A Sunni Arab teenager who died saving Shias during last week's stampede disaster in Baghdad has been hailed as a hero whose sacrifice should unify Iraq.
Othman al-Ubeydi drowned after rescuing at least three people who tumbled into the Tigris when Shia pilgrims panicked at rumors of a suicide bomber among them, leading to 1,005 deaths.
The 19-year-old student's face was on newspapers and television screens on Sunday and the provincial council said that a street would be named after him.
Ubeydi was sitting down to breakfast last Wednesday when loudspeakers from his Sunni mosque said Shias needed help at the al-Aima bridge, where Iraq's deadliest disaster since the 2003 invasion was unfolding.
While hundreds were crushed to death on the bridge, hundreds more jumped or fell into the river. Witnesses said that the teenager, a strong swimmer and wrestler who trained at a gym, repeatedly dived in and saved between three and seven people. However, he was exhausted when he tried to save a large woman, and she reportedly pulled him under.
Iraq's government and media called Ubeydi a martyr of national unity whose heroic sacrifice should reconcile Shias and Sunnis, rival Muslim sects which have edged towards civil war.
"He showed that we are all brothers," said the Shia prime minister, Ibrahim al-Jaafari, while visiting the family.

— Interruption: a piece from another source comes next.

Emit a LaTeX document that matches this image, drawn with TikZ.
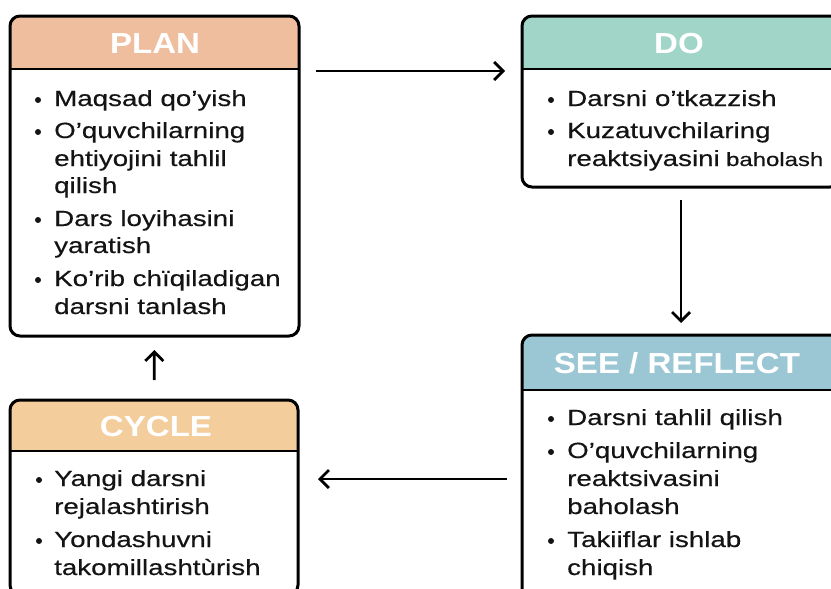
\documentclass[tikz,border=0pt]{standalone}
\usepackage{fontspec}
\setmainfont{Liberation Sans}
\newfontfamily\bodyfont[FakeStretch=1.26,FakeBold=0.4]{Liberation Sans}
\newfontfamily\headfont[FakeStretch=1.14]{Liberation Sans}
\usetikzlibrary{arrows.meta}
\definecolor{planc}{RGB}{239,190,158}
\definecolor{doc}{RGB}{160,213,199}
\definecolor{seec}{RGB}{155,199,213}
\definecolor{cyclec}{RGB}{243,205,156}
\definecolor{inkc}{RGB}{20,20,20}
\tikzset{
  boxst/.style={rectangle, inner sep=0pt, outer sep=0pt, anchor=north west},
  frame/.style={draw=black, line width=3pt, rounded corners=10pt},
  divline/.style={draw=black, line width=2.8pt},
  headtxt/.style={font=\headfont\bfseries\fontsize{29}{29}\selectfont, text=white, anchor=base, inner sep=0pt},
  itemtxt/.style={font=\bodyfont\fontsize{22}{24}\selectfont, text=inkc, anchor=base west, inner sep=0pt},
  smalltxt/.style={font=\bodyfont\fontsize{19}{22}\selectfont, text=inkc, anchor=base west, inner sep=0pt},
  bul/.style={fill=inkc},
  arr/.style={draw=black, line width=2.8pt, -{Straight Barb[length=9pt,width=18pt]}}
}
\begin{document}
\begin{tikzpicture}[x=1pt,y=-1pt]
\useasboundingbox (0,0) rectangle (831,589);
\fill[white] (0,0) rectangle (831,589);
\clip (0,0) rectangle (831,589);

% ---------- PLAN ----------
\node[boxst, minimum width=289pt, minimum height=320pt] (plan) at (10,16) {};
\begin{scope}
  \clip[rounded corners=10pt] (plan.north west) rectangle (plan.south east);
  \fill[planc] (plan.north west) rectangle (plan.east |- 0,69);
\end{scope}
\draw[divline] (plan.west |- 0,69) -- (plan.east |- 0,69);
\draw[frame] (plan.north west) rectangle (plan.south east);
\node[headtxt] (planh) at (155,53) {PLAN};
\fill[bul] (38,100) circle (3pt);
\node[itemtxt] (p1) at (54,106) {Maqsad qo’yish};
\fill[bul] (38,132) circle (3pt);
\node[itemtxt] (p2) at (54,138) {O’quvchilarning};
\node[itemtxt] (p3) at (54,166) {ehtiyojini tahlil};
\node[itemtxt] (p4) at (54,193) {qilish};
\fill[bul] (38,220) circle (3pt);
\node[itemtxt] (p5) at (54,226) {Dars loyihasini};
\node[itemtxt] (p6) at (54,253) {yaratish};
\fill[bul] (38,280) circle (3pt);
\node[itemtxt] (p7) at (54,286) {Ko’rib chïqiladigan};
\node[itemtxt] (p8) at (54,314) {darsni tanlash};

% ---------- DO ----------
\node[boxst, minimum width=318pt, minimum height=171pt] (do) at (522,16) {};
\begin{scope}
  \clip[rounded corners=10pt] (do.north west) rectangle (do.south east);
  \fill[doc] (do.north west) rectangle (do.east |- 0,69);
\end{scope}
\draw[divline] (do.west |- 0,69) -- (do.east |- 0,69);
\draw[frame] (do.north west) rectangle (do.south east);
\node[headtxt] (doh) at (679,53) {DO};
\fill[bul] (551,100) circle (3pt);
\node[itemtxt] (d1) at (567,106) {Darsni o’tkazzish};
\fill[bul] (551,132) circle (3pt);
\node[itemtxt] (d2) at (567,138) {Kuzatuvchilaring};
\node[itemtxt] (d3) at (567,166) {reaktsiyasini};
\node[smalltxt, anchor=base west] (d4) at ([xshift=6pt]d3.base east) {baholash};

% ---------- SEE / REFLECT ----------
\node[boxst, minimum width=318pt, minimum height=290pt] (see) at (522,335) {};
\begin{scope}
  \clip[rounded corners=10pt] (see.north west) rectangle (see.south east);
  \fill[seec] (see.north west) rectangle (see.east |- 0,390);
\end{scope}
\draw[divline] (see.west |- 0,390) -- (see.east |- 0,390);
\draw[frame] (see.north west) rectangle (see.south east);
\node[headtxt] (seeh) at (677,373) {SEE / REFLECT};
\fill[bul] (551,419) circle (3pt);
\node[itemtxt] (s1) at (567,425) {Darsni tahlil qilish};
\fill[bul] (551,452) circle (3pt);
\node[itemtxt] (s2) at (567,458) {O’quvchilarning};
\node[itemtxt] (s3) at (567,486) {reaktsivasini};
\node[itemtxt] (s4) at (567,514) {baholash};
\fill[bul] (551,541) circle (3pt);
\node[itemtxt] (s5) at (567,547) {Takiiflar ishlab};
\node[itemtxt] (s6) at (567,575) {chiqish};

% ---------- CYCLE ----------
\node[boxst, minimum width=288pt, minimum height=195pt] (cycle) at (10,400) {};
\begin{scope}
  \clip[rounded corners=10pt] (cycle.north west) rectangle (cycle.south east);
  \fill[cyclec] (cycle.north west) rectangle (cycle.east |- 0,451);
\end{scope}
\draw[divline] (cycle.west |- 0,451) -- (cycle.east |- 0,451);
\draw[frame] (cycle.north west) rectangle (cycle.south east);
\node[headtxt] (cycleh) at (156,436) {CYCLE};
\fill[bul] (39,480) circle (3pt);
\node[itemtxt] (c1) at (54,486) {Yangi darsni};
\node[itemtxt] (c2) at (54,514) {rejalashtirish};
\fill[bul] (39,541) circle (3pt);
\node[itemtxt] (c3) at (54,547) {Yondashuvni};
\node[itemtxt] (c4) at (54,575) {takomillashtùrish};

% ---------- arrows ----------
\draw[arr, shorten <=17pt, shorten >=17pt] (plan.east |- 0,71) -- (do.west |- 0,71);
\draw[arr, shorten <=13pt, shorten >=12pt] (do.south) -- (see.north);
\draw[arr, shorten <=15pt, shorten >=20pt] (see.west |- 0,479) -- (cycle.east |- 0,479);
\draw[arr, shorten <=20pt, shorten >=14pt] (cycle.north) -- (plan.south);
\end{tikzpicture}
\end{document}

Ubeydi's father, Ali, said that his studious son had passed the supreme test of humanity, setting an example for the country. "He turned his soul into a bridge to save others."
One newspaper, Itijah al-Akhar, illustrated the theme with a bridge in the shape of two hands shaking. Another paper, Al Mada, showed a flower growing from a cactus. A state television network, al-Iraqiya, showed Shias and Sunnis chanting together. Um Qasim, 54, a Shia who lost her son to an insurgent attack, said that Ubeydi was a hero.
"We are one nation," she added.
Iraqi Sunnis, a once dominant minority, have been marginalized since the fall of Saddam Hussein. Their insurgency against the Shia-led government has produced escalating tit-for-tat assassinations and massacres.
However, few expect Ubeydi's story to turn back the sectarian tide. Though there was no suicide bomber, many Shias blamed last week's stampede on a climate of fear fostered by the insurgents.
A subsequent spate of attacks against Sunnis was thought to be a backlash, and a unity rally near the bridge at the weekend fizzled out. Shots were exchanged between the Shia west bank of the Tigris and the Sunni east bank.
Saddam is scheduled to go on trial on a charge of mass killing on Oct. 19, Iraq's government spokesman confirmed yesterday, adding that several of the ousted dictator's associates, including one of his half-brothers, would face trial with him.
"They will be tried for the execution of 143 citizens," he said, referring to reprisals for an assassination attempt on Saddam in the Shia village of Dujail in 1982, after which more than 140 male villagers were killed.